Here be dungeons, dragons and thirsty bards.
Here’s a weird thought. Dungeons and Dragons becoming massively popular (again) because of a video sharing app. Dungeons and Dragons (or D&D for the sake of my keyboard) is a tabletop fantasy role-playing game developed in the early 70s and published in 1974. It is published by Wizards of The Coast (it was first published by Tactical Studies Rules, INC) and was made by Gary Gygax and Dave Arneson. D&D has been around for a while and has many ups and downs in popularity. In the mid 70s it was accused of Satanism and written off by many as a “nerd game”. It grew in popularity in it’s nerdy demographic and by the 90s it was massive. Multiple revisions and rules had been added and changed and it grew into a phenomenon. This caused another round of Satanism accusations but it didn’t hurt the game. Now in 2020 D&D hasn’t been bigger. We have popular and mainstream podcasts and livestreams of people playing (The Adventure Zone and Critical Role), a massive fandom of players, writers, cosplayers and….TikTokkers?
Everyone knows about TikTok by now, especially with the news of the potential USA ban of the app, but not everyone knows about the “sides” of TikTok. I didn’t. According to various TikTokkers, depending on what videos you watch you find yourself in different “sides” of TikTok. You have the lip-syncing side, the cosplay side, the eGirl side, the eBoy side, the dancing challenge side, the trend side, and to my surprise the D&D side. I do not claim to know much about TikTok, I found the D&D side of TikTok through Reddit.
Several D&D players use TikTok as an output for their creativity. It gives them a platform to express quick opinions, skits, rule breakdowns and stories from their campaigns. D&D is such an open and accepting platform that all these people find it an outlet to be themselves. The gatekeepers will tell you that D&D is strict and must conform to certain stereotypes and out-dated views but modern D&D is pure chaos. Modern sensibilities bring so much more flavour and spice to the role-playing. And this is exactly where TikTok D&D thrives.
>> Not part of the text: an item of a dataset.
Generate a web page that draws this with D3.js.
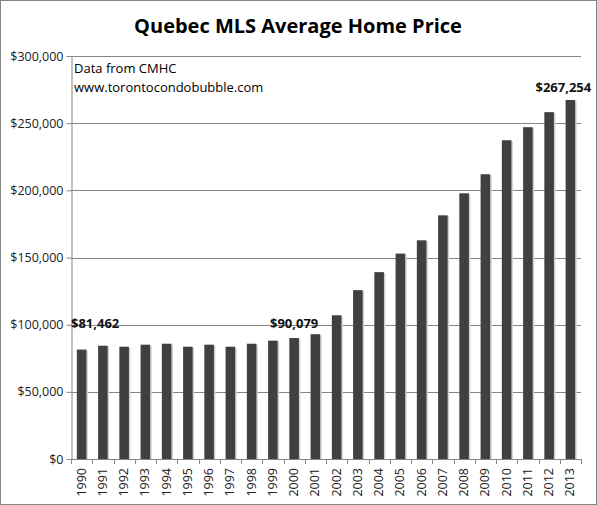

TikTok is filled with people from every point from every spectrum. Gender, race, religion, nationality, sexual identity and players bring that to D&D. The creators I follow on the app are all over the place, but they are all amazing. We have Val (@thenerdyniffler) who is a cosplayer and skit maker. There is one of my favourites the offbeat outlaw (@offbeatoutlaw) who makes skits and rags on horny bards. Now the next two have helped myself and my friends get back into D&D, rowtok (@rowtok) and Parker Dean (@forever_dm). Rowtok makes videos on how to bend the rules about classes to absolute breaking, Parker though makes videos explaining the different class archetypes and how to use them. And the final two I want to highlight are two of the funniest creators on the platform, not just the D&D side. Michael (@case_d20) and One Shot Questers (@oneshotquesters). These two make comedy skits based on class stereotypes and the general insanity that comes from D&D.
These are all amazing creators and amazing people. These are just a few of them, TikTok is filled with amazing D&D content and creators and I would highly recommend people have a peek and this (the best) side of TikTok.